Above $0.262, the $0.519 level is identified as a major mid-range resistance, while $0.800 is noted as a higher-timeframe barrier aligned with prior rejection zones. Meanwhile, RSI is hovering around 32, reflecting ongoing weakness, but it has started to flatten. This suggests selling pressure is not intensifying further. With price compressing near demand and RSI stabilizing, the market is beginning to form a base, though confirmation depends on reclaiming higher levels.
Spot Taker CVD has shifted into buyer dominance, indicating market participants are actively executing buy orders rather than waiting passively. This is particularly notable because it occurs while price trades near the lows. Buyers are stepping in despite the weak structure, which points to confidence rather than immediate reaction.
Even so, price has not expanded upward yet, implying that sell pressure continues to absorb part of the demand. The situation is described as an absorption phase in which buyers gradually counterbalance supply. If this continues, prices could begin responding more visibly; for now, buyer dominance is characterized as accumulation behavior interacting with reduced exchange supply without triggering immediate expansion.

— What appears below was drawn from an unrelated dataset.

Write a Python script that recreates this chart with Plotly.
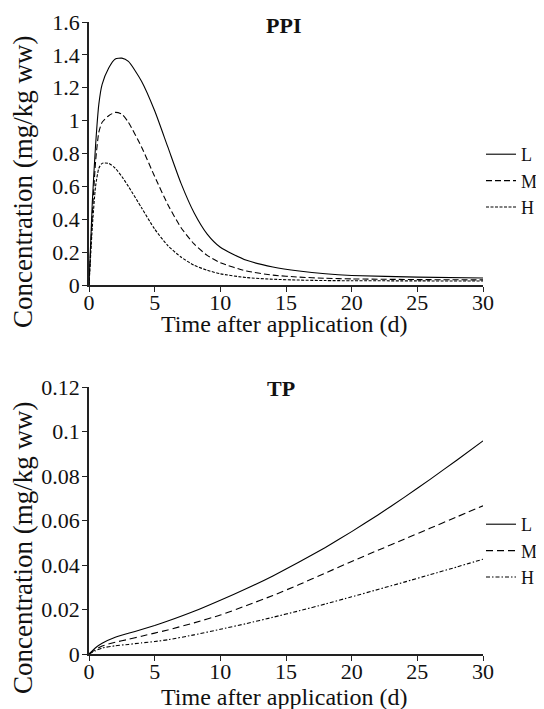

The liquidation heatmap shows dense clusters forming between $0.095 and $0.101, positioned directly above current price. These levels are described as containing significant short exposure, which could lead to forced buybacks if price moves upward. As a result, the zone is treated as an immediate liquidity target.
ENA is trading just below this area, creating tension between price and overhead liquidity. The setup is consistent with rising buyer activity and reduced exchange supply, but the cascade effect would require a break into the $0.095–$0.101 region. Until then, liquidity is viewed as potential rather than realized. Still, concentrated short positions above price provide a clear pathway for upward acceleration if demand sustains pressure.
Overall, ENA is compressing within the $0.089–$0.10 demand zone as exchange outflows and buyer-dominant CVD reflect ongoing accumulation. The structure suggests supply continues to tighten while demand absorbs available liquidity. A confirmed shift, however, depends on reclaiming $0.262, which would begin altering the broader bearish structure.
Until that level is reclaimed, ENA is described as remaining in a base formation phase—where upside potential is building, but depends on sustained demand strength.